Quanto sta succedendo in Senegal potrebbe sembrare lontano dalle nostre vite e dalle nostre responsabilità politiche, ma non lo è.
Sono i nostri carabinieri, così come i corpi di altri stati europei, che hanno animato programmi di formazione dei loro omologhi senegalesi e il Ministero degli esteri italiano ha fornito materiale e mezzi ai corpi che ora stanno reprimendo la popolazione.

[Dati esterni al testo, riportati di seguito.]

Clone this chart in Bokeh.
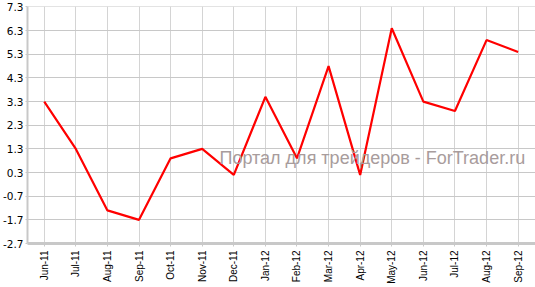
from bokeh.plotting import figure
from bokeh.models import ColumnDataSource, Range1d, FixedTicker, Label
from bokeh.embed import file_html
from bokeh.resources import INLINE

months = ["Jun-11", "Jul-11", "Aug-11", "Sep-11", "Oct-11", "Nov-11", "Dec-11",
          "Jan-12", "Feb-12", "Mar-12", "Apr-12", "May-12", "Jun-12", "Jul-12",
          "Aug-12", "Sep-12"]
values = [3.3, 1.3, -1.3, -1.7, 0.9, 1.3, 0.2, 3.5, 0.9, 4.8, 0.2, 6.4, 3.3, 2.9, 5.9, 5.4]
y_ticks = [-2.7, -1.7, -0.7, 0.3, 1.3, 2.3, 3.3, 4.3, 5.3, 6.3, 7.3]
y_labels = ["-2.7", "-1.7", "-0.7", "0.3", "1.3", "2.3", "3.3", "4.3", "5.3", "6.3", "7.3"]

x_idx = list(range(len(months)))
src = ColumnDataSource(dict(x=x_idx, y=values))

p = figure(width=535, height=287, output_backend="svg", toolbar_location=None,
           x_range=Range1d(-0.53, len(months) - 1 + 0.55),
           y_range=Range1d(-2.7, 7.32))
p.min_border_left = 26
p.min_border_right = 0
p.min_border_top = 6
p.min_border_bottom = 44
p.outline_line_color = None
p.background_fill_color = "white"
p.border_fill_color = "white"

p.line("x", "y", source=src, line_color="#ff0000", line_width=2.2)

p.xaxis.ticker = FixedTicker(ticks=x_idx)
p.xaxis.major_label_overrides = {i: m for i, m in enumerate(months)}
p.xaxis.major_label_orientation = 1.5708
p.xaxis.major_label_text_font = "Liberation Sans"
p.xaxis.major_label_text_font_size = "10px"
p.xaxis.major_label_text_color = "#000000"
p.xaxis.axis_line_color = "#c8c8c8"
p.xaxis.axis_line_width = 3
p.xaxis.major_tick_line_color = "#c8c8c8"
p.xaxis.major_tick_out = 3
p.xaxis.major_tick_in = 0
p.xaxis.minor_tick_line_color = None
p.xaxis.major_label_standoff = 4

p.yaxis.ticker = FixedTicker(ticks=y_ticks)
p.yaxis.major_label_overrides = {t: l for t, l in zip(y_ticks, y_labels)}
p.yaxis.major_label_text_font = "DejaVu Sans"
p.yaxis.major_label_text_font_size = "10.5px"
p.yaxis.major_label_text_color = "#000000"
p.yaxis.axis_line_color = "#c8c8c8"
p.yaxis.axis_line_width = 2
p.yaxis.major_tick_line_color = "#c8c8c8"
p.yaxis.major_tick_out = 2
p.yaxis.major_tick_in = 0
p.yaxis.minor_tick_line_color = None
p.yaxis.major_label_standoff = 2

p.xgrid.grid_line_color = "#d4d4d4"
p.ygrid.grid_line_color = "#c8c8c8"
p.xgrid.grid_line_width = 1
p.ygrid.grid_line_width = 1

wm = Label(x=192, y=86, x_units="screen", y_units="screen",
           text="Портал для трейдеров - ForTrader.ru",
           text_font="Liberation Sans", text_font_size="18px",
           text_color="#a89c9c", text_baseline="alphabetic")
p.add_layout(wm)

open("out.html", "w").write(file_html(p, INLINE))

E’ l’unione europea che sta contribuendo a militarizzare il paese con la scusa della sicurezza, della lotta al terrorismo e al ‘traffico dei migranti’, che è il rinnovato slogan umanitarizzato con cui si vende la ‘lotta all’immigrazione clandestina’, ovvero le politiche di messa a morte delle persone razzializzate nel regime di frontiera. L’accordo che farebbe insediare in pianta più stabile Frontex in Senegal non è ancora stato firmato, ma incombe e costituirebbe il ritorno chiaro e netto della polizia coloniale, con tutto il portato di impunità che ciò comporta.
Se questo è l’apparato repressivo di cui siamo e saremo di fatto complici, resta aperto anche il problema della solidarietà a chi sta difendo dalla spoliazione governativa e capitalistica le proprie vite, con pietre e qualche molotov in strada e nelle carceri, nonché alle famiglie e alle reti sociali che stanno sostenendo dalle retrovie la loro lotta e che dovranno sobbarcarsi le spese mediche in un paese dove la salute è a pagamento e, assai più difficilmente visto l’impoverimento diffuso, le spese per una difesa legale, anch’essa non garantita. Queste sono le stesse persone che incontriamo e incontreremo nelle nostre città, a cui, dopo essere sopravvissute/i al viaggio via deserto e mare, viene negato l’asilo o qualsiasi altra forma di permesso di soggiorno. Il Senegal non è un paese sicuro. Tantomeno lo è la Tunisia, la Nigeria, e di fatto tutti quegli altri stati che rientrano nella lista dei “Paesi di origine sicura” per le nostre norme sulla protezione internazionale. Quella lista è l’ennesimo dispositivo con cui si produce la violenza razzista dell’Europa e, assieme a Frontex, va abolita.